Las pericias descartaron cualquier hipótesis de legítima defensa. No se encontraron armas, cuchillos ni objetos contundentes en poder de las víctimas. Declaraciones clave, entre ellas la de una empleada del local y la de un testigo ocasional que se identificó como aviador, desarmaron la versión inicial del agresor, que intentó presentar el hecho como una reacción ante una supuesta amenaza.
Durante el juicio se probó que Velaztiqui disparó sin advertencia previa, en un espacio cerrado y con personas indefensas, lo que configuró un cuadro de alevosía.
La noticia del triple crimen se propagó rápidamente por Floresta. Vecinos y familiares se movilizaron espontáneamente hacia la comisaría de la zona para exigir justicia. La respuesta policial incluyó gases lacrimógenos y balas de goma, lo que agravó aún más la tensión.
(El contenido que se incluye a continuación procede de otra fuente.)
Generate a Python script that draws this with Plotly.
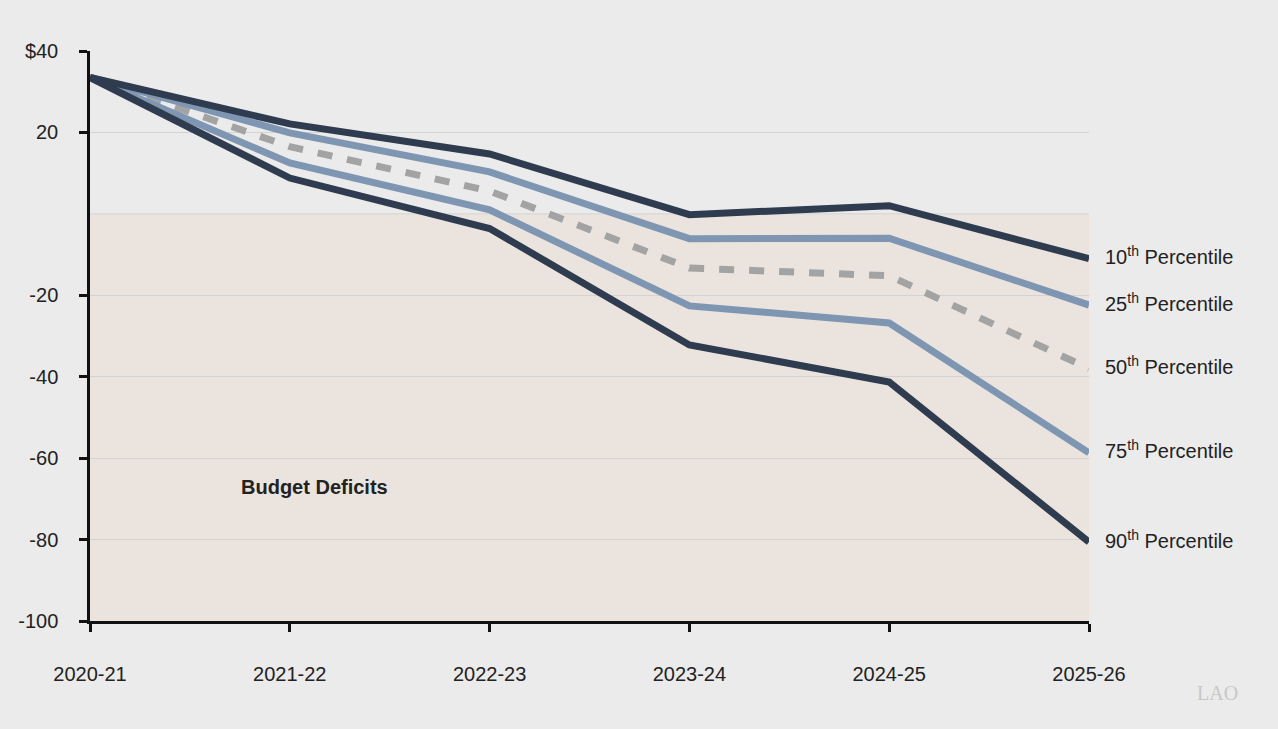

El barrio quedó marcado por horas de enfrentamientos, barricadas e incendios. Para muchos, fue la extensión barrial del diciembre trágico que atravesaba el país.
En marzo de 2003, el Tribunal Oral en lo Criminal N.º 13 de la Ciudad de Buenos Aires condenó a Juan de Dios Velaztiqui a prisión perpetua por el delito de triple homicidio calificado por alevosía.
El fallo fue considerado histórico: se trató de una de las primeras condenas a perpetua contra un integrante de la Policía Federal por un caso de gatillo fácil en democracia. La sentencia dejó en claro que no existió exceso, sino ejecución.
Con el paso de los años, la Masacre de Floresta se transformó en un emblema de la lucha contra la violencia institucional. Cada 29 de diciembre se realizan actos conmemorativos en el barrio, con la participación de familiares, organizaciones de derechos humanos y vecinos.

Murales, placas y señalizaciones oficiales recuerdan a Maximiliano Tasca, Cristian Gómez y Adrián Matassa. El caso sigue siendo citado en debates sobre uso de la fuerza, control civil de las policías y formación de las fuerzas de seguridad.

Para los organismos de derechos humanos, la Masacre de Floresta expuso una lógica institucional que no desapareció con la condena: el uso letal de la fuerza frente a ciudadanos desarmados y la tendencia al encubrimiento. Por eso, cada aniversario no es solo un recordatorio. Es una advertencia. Y también una pregunta: cuánto cambió (y cuánto no) desde aquella madrugada de 2001.